I know there is a place for the other, the contemporary market, but this has never interested me as much as trying to understand how God may actually work in the universe.
It seems lowdown to mention it here, but my short story collection, Subtle Man Loses His Day Job and Other Stories, which just came out from Wipf & Stock, is perhaps an example of me trying to follow this pattern in fiction. For me, the best fiction is character driven. My stories consist mostly of a collection of interrelated stories of very ordinary people who have intimations of something better for their lives. How they interpret that intimation and where they go with it is up to them. The opening story concerns a narrator who is a lapsed Christian, and when a Christian walks into his bar, he is offended. He is offended by the Gospel. The other stories go in other directions, but there are images that suggest the love of God or the suffering of God and of people. These are stories thrown out to be read by everyone, not just Christian husbands and wives trying to make better marriages (not that there is anything wrong with that). But I am hoping to write in such a way that the presence of something Other, someone beyond, comes through.
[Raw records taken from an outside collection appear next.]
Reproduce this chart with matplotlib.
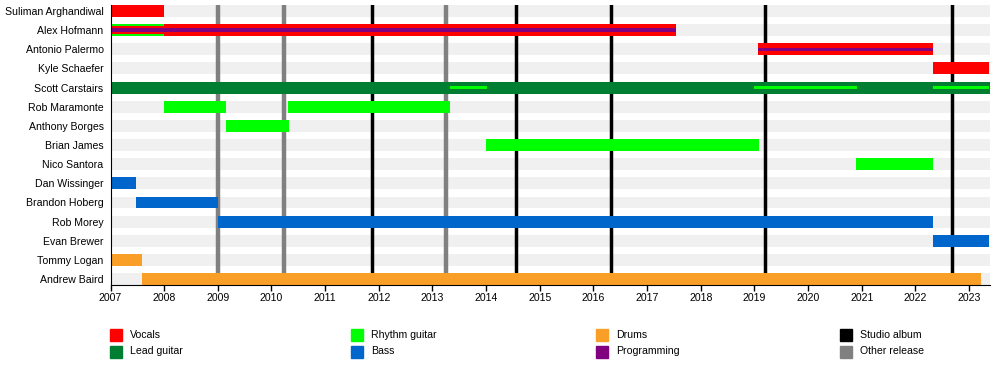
import matplotlib.pyplot as plt
from matplotlib.patches import Rectangle

plt.rcParams['font.family'] = ['Liberation Sans', 'DejaVu Sans']

# band members, top to bottom
members = ["Suliman Arghandiwal", "Alex Hofmann", "Antonio Palermo", "Kyle Schaefer",
           "Scott Carstairs", "Rob Maramonte", "Anthony Borges", "Brian James",
           "Nico Santora", "Dan Wissinger", "Brandon Hoberg", "Rob Morey",
           "Evan Brewer", "Tommy Logan", "Andrew Baird"]

START = 2007.0
END = 2023.38

# (member, start, end) for each role
vocals = [("Suliman Arghandiwal", 2007.0, 2008.0),
          ("Alex Hofmann", 2008.0, 2017.54),
          ("Antonio Palermo", 2019.06, 2022.33),
          ("Kyle Schaefer", 2022.33, END)]
lead_guitar = [("Scott Carstairs", 2007.0, END)]
rhythm_guitar = [("Alex Hofmann", 2007.0, 2008.0),
                 ("Rob Maramonte", 2008.0, 2009.16),
                 ("Rob Maramonte", 2010.31, 2013.33),
                 ("Anthony Borges", 2009.15, 2010.32),
                 ("Brian James", 2014.0, 2019.08),
                 ("Nico Santora", 2020.9, 2022.33)]
bass = [("Dan Wissinger", 2007.0, 2007.47),
        ("Brandon Hoberg", 2007.47, 2009.0),
        ("Rob Morey", 2009.0, 2022.33),
        ("Evan Brewer", 2022.33, END)]
drums = [("Tommy Logan", 2007.0, 2007.59),
         ("Andrew Baird", 2007.59, 2023.22)]

# secondary roles drawn as narrower bars inside the main one
vocals_inner = [("Alex Hofmann", 2007.0, 2008.0)]
programming = [("Alex Hofmann", 2007.0, 2017.54),
               ("Antonio Palermo", 2019.06, 2022.33)]
rhythm_inner = [("Scott Carstairs", 2013.32, 2014.02),
                ("Scott Carstairs", 2019.0, 2020.92),
                ("Scott Carstairs", 2022.33, END)]

studio_albums = [2011.88, 2014.56, 2016.33, 2019.19, 2022.69]
other_releases = [2009.0, 2010.24, 2013.25]

colors = {"Vocals": "#ff0000", "Lead guitar": "#007f33", "Rhythm guitar": "#00ff00",
          "Bass": "#0066cc", "Drums": "#f99f28", "Programming": "#800080",
          "Studio album": "#000000", "Other release": "#808080"}

fig = plt.figure(figsize=(10, 3.65), dpi=100)
ax = fig.add_axes([0.1105, 0.2192, 0.879, 0.767])

ypos = {m: i for i, m in enumerate(members)}

# background stripes
ax.barh(range(len(members)), END - START, left=START, height=0.62,
        color="#f0f0f0", zorder=0)

for x in studio_albums:
    ax.axvline(x, color=colors["Studio album"], lw=2.5, zorder=1)
for x in other_releases:
    ax.axvline(x, color=colors["Other release"], lw=3.2, zorder=1)


def draw(rows, color, h, z):
    for name, s, e in rows:
        ax.barh(ypos[name], e - s, left=s, height=h, color=color, zorder=z, lw=0)


draw(vocals, colors["Vocals"], 0.62, 2)
draw(lead_guitar, colors["Lead guitar"], 0.62, 2)
draw(rhythm_guitar, colors["Rhythm guitar"], 0.62, 2)
draw(bass, colors["Bass"], 0.62, 2)
draw(drums, colors["Drums"], 0.62, 2)
draw(vocals_inner, colors["Vocals"], 0.38, 3)
draw(rhythm_inner, colors["Rhythm guitar"], 0.2, 3)
draw(programming, colors["Programming"], 0.18, 4)

ax.set_xlim(START, END)
ax.set_ylim(len(members) - 1 + 0.31, -0.31)
ax.set_yticks(range(len(members)))
ax.set_yticklabels(members, fontsize=7.6)
ax.set_xticks(range(2007, 2024))
ax.tick_params(axis="x", labelsize=7.6, length=4, width=1, pad=2)
ax.tick_params(axis="y", length=0, pad=5)
ax.spines["top"].set_visible(False)
ax.spines["right"].set_visible(False)
ax.spines["left"].set_zorder(5)

# legend
legend_items = ["Vocals", "Lead guitar", "Rhythm guitar", "Bass",
                "Drums", "Programming", "Studio album", "Other release"]
col_x = [110, 351, 596, 840]
row_y = [334.5, 351.5]
W, H = 1000, 365
for k, label in enumerate(legend_items):
    cx = col_x[k // 2]
    cy = row_y[k % 2]
    fig.patches.append(Rectangle((cx / W, (H - cy - 6) / H), 12 / W, 12 / H,
                                 transform=fig.transFigure, color=colors[label]))
    fig.text((cx + 20) / W, (H - cy) / H, label, fontsize=7.6, va="center")

fig.savefig("out.png", dpi=100)
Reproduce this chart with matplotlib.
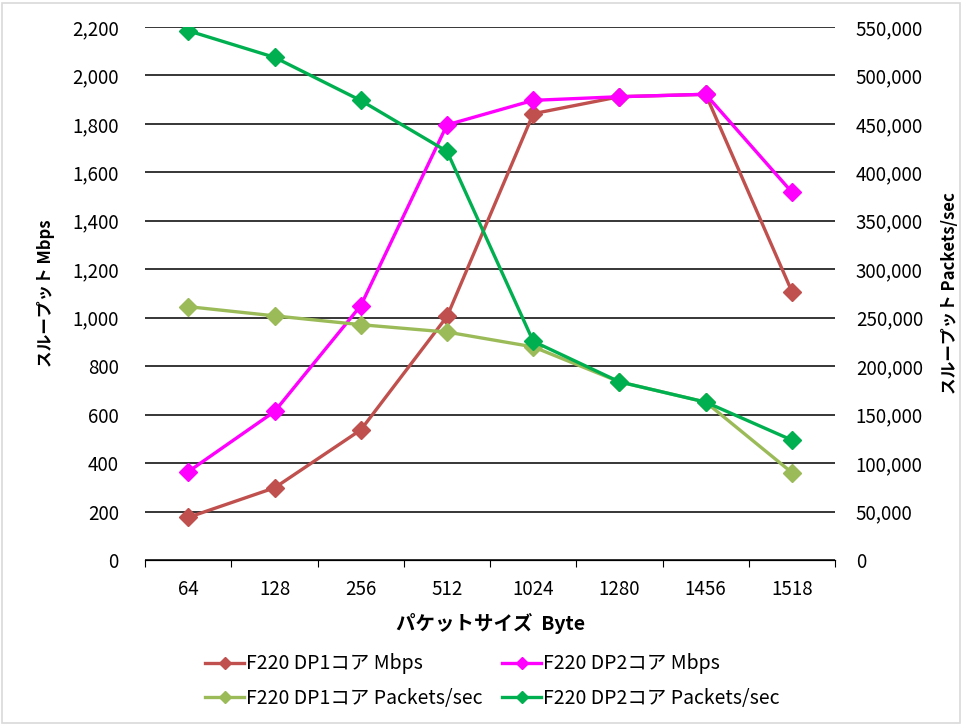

The last story ends with a send up of the tense questioning at the end of Thomas Pynchon’s The Crying of Lot 49. Only other readers might see this, and see that the main character of my story has discovered that faith is, if not a way of certainty, then at least a way of knowing.
Interesting timing on your post Tom! I’m doing some genealogy research, and I’m considering doing a fictional memoir, similar to Maclean’s “A River Runs Through It.” A solid faith runs through many, including 4 pastors in 2 generations suggests the market of Christian fiction, but after considering the depths of depravity I’ve discovered, to halfway describe the darkness, even if not graphically would exclude it from the “Christian fiction market.” I’ve found general market fiction has a lot of room for spiritual issues, like ARRTI. Are you aware of Patrick Craig’s Literary Fiction group? Interested? He and Murray Pura did a fine WW 2 novel, On the Far Ringing Plains, that transcends “Christian fiction,” to its credit.
Tom, I so appreciate what you wrote. I, too, feel torn between labels in my fiction writing. In the long run, I am writing, I hope, from a Christian world view for readers who may, or may not, be Christian. In fact, I feel comfortable connecting to a secular audience, too. I’m just trying to tell a story, in my unique way, that will get readers to consider their lives and, perhaps, look to God for guidance.